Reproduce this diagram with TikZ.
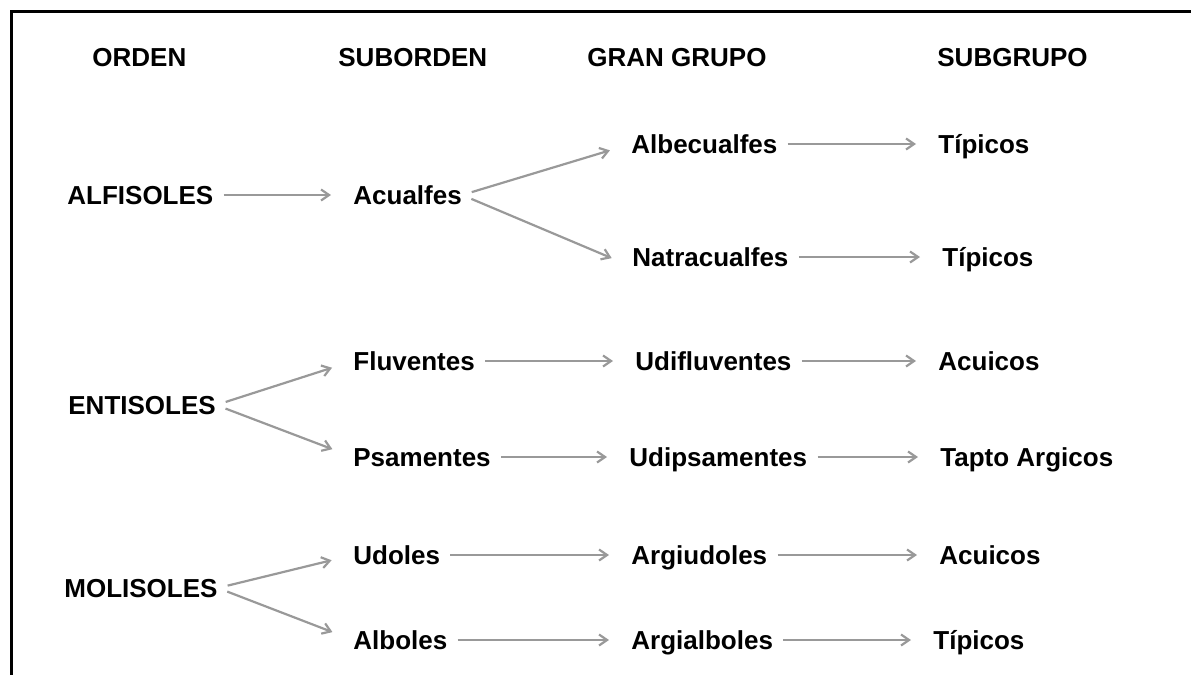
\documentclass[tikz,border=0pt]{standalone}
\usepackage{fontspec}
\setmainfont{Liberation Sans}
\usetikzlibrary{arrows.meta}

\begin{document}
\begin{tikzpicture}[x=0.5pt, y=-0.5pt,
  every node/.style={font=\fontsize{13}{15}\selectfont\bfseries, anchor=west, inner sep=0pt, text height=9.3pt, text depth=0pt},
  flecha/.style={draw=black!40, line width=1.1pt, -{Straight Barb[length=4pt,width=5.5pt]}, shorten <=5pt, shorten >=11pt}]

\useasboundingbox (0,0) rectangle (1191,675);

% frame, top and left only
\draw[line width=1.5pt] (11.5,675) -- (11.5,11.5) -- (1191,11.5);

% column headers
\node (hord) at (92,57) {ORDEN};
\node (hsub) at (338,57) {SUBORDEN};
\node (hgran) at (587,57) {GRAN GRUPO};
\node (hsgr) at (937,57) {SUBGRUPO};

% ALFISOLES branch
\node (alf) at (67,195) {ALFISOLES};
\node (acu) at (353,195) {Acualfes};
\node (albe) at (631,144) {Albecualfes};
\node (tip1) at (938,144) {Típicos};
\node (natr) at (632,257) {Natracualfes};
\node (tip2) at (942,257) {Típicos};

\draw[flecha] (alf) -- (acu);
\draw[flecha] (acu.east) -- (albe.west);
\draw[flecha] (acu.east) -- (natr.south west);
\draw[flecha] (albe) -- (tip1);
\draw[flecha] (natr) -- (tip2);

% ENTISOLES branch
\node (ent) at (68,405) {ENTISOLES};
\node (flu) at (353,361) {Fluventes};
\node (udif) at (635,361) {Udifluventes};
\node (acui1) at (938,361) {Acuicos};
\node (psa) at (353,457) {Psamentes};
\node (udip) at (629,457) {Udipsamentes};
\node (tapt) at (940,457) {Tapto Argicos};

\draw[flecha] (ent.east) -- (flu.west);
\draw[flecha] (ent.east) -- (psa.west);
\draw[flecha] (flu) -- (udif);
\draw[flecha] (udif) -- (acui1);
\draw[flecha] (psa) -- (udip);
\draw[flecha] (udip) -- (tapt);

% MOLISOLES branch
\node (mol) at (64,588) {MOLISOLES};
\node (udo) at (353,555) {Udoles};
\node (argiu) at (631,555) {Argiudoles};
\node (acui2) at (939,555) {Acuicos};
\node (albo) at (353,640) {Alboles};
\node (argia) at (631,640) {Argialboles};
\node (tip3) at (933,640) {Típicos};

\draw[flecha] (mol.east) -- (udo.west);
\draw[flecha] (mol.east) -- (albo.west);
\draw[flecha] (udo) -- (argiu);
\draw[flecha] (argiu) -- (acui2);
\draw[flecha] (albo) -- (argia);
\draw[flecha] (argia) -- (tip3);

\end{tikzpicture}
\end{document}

........

Given task:
Omit the pictures, then output the rest of the listing exactly.

Reply:
Reproduce this diagram with TikZ.
\documentclass[tikz,border=0pt]{standalone}
\usepackage{fontspec}
\setmainfont{Liberation Sans}
\usetikzlibrary{arrows.meta}

\begin{document}
\begin{tikzpicture}[x=0.5pt, y=-0.5pt,
  every node/.style={font=\fontsize{13}{15}\selectfont\bfseries, anchor=west, inner sep=0pt, text height=9.3pt, text depth=0pt},
  flecha/.style={draw=black!40, line width=1.1pt, -{Straight Barb[length=4pt,width=5.5pt]}, shorten <=5pt, shorten >=11pt}]

\useasboundingbox (0,0) rectangle (1191,675);

% frame, top and left only
\draw[line width=1.5pt] (11.5,675) -- (11.5,11.5) -- (1191,11.5);

% column headers
\node (hord) at (92,57) {ORDEN};
\node (hsub) at (338,57) {SUBORDEN};
\node (hgran) at (587,57) {GRAN GRUPO};
\node (hsgr) at (937,57) {SUBGRUPO};

% ALFISOLES branch
\node (alf) at (67,195) {ALFISOLES};
\node (acu) at (353,195) {Acualfes};
\node (albe) at (631,144) {Albecualfes};
\node (tip1) at (938,144) {Típicos};
\node (natr) at (632,257) {Natracualfes};
\node (tip2) at (942,257) {Típicos};

\draw[flecha] (alf) -- (acu);
\draw[flecha] (acu.east) -- (albe.west);
\draw[flecha] (acu.east) -- (natr.south west);
\draw[flecha] (albe) -- (tip1);
\draw[flecha] (natr) -- (tip2);

% ENTISOLES branch
\node (ent) at (68,405) {ENTISOLES};
\node (flu) at (353,361) {Fluventes};
\node (udif) at (635,361) {Udifluventes};
\node (acui1) at (938,361) {Acuicos};
\node (psa) at (353,457) {Psamentes};
\node (udip) at (629,457) {Udipsamentes};
\node (tapt) at (940,457) {Tapto Argicos};

\draw[flecha] (ent.east) -- (flu.west);
\draw[flecha] (ent.east) -- (psa.west);
\draw[flecha] (flu) -- (udif);
\draw[flecha] (udif) -- (acui1);
\draw[flecha] (psa) -- (udip);
\draw[flecha] (udip) -- (tapt);

% MOLISOLES branch
\node (mol) at (64,588) {MOLISOLES};
\node (udo) at (353,555) {Udoles};
\node (argiu) at (631,555) {Argiudoles};
\node (acui2) at (939,555) {Acuicos};
\node (albo) at (353,640) {Alboles};
\node (argia) at (631,640) {Argialboles};
\node (tip3) at (933,640) {Típicos};

\draw[flecha] (mol.east) -- (udo.west);
\draw[flecha] (mol.east) -- (albo.west);
\draw[flecha] (udo) -- (argiu);
\draw[flecha] (argiu) -- (acui2);
\draw[flecha] (albo) -- (argia);
\draw[flecha] (argia) -- (tip3);

\end{tikzpicture}
\end{document}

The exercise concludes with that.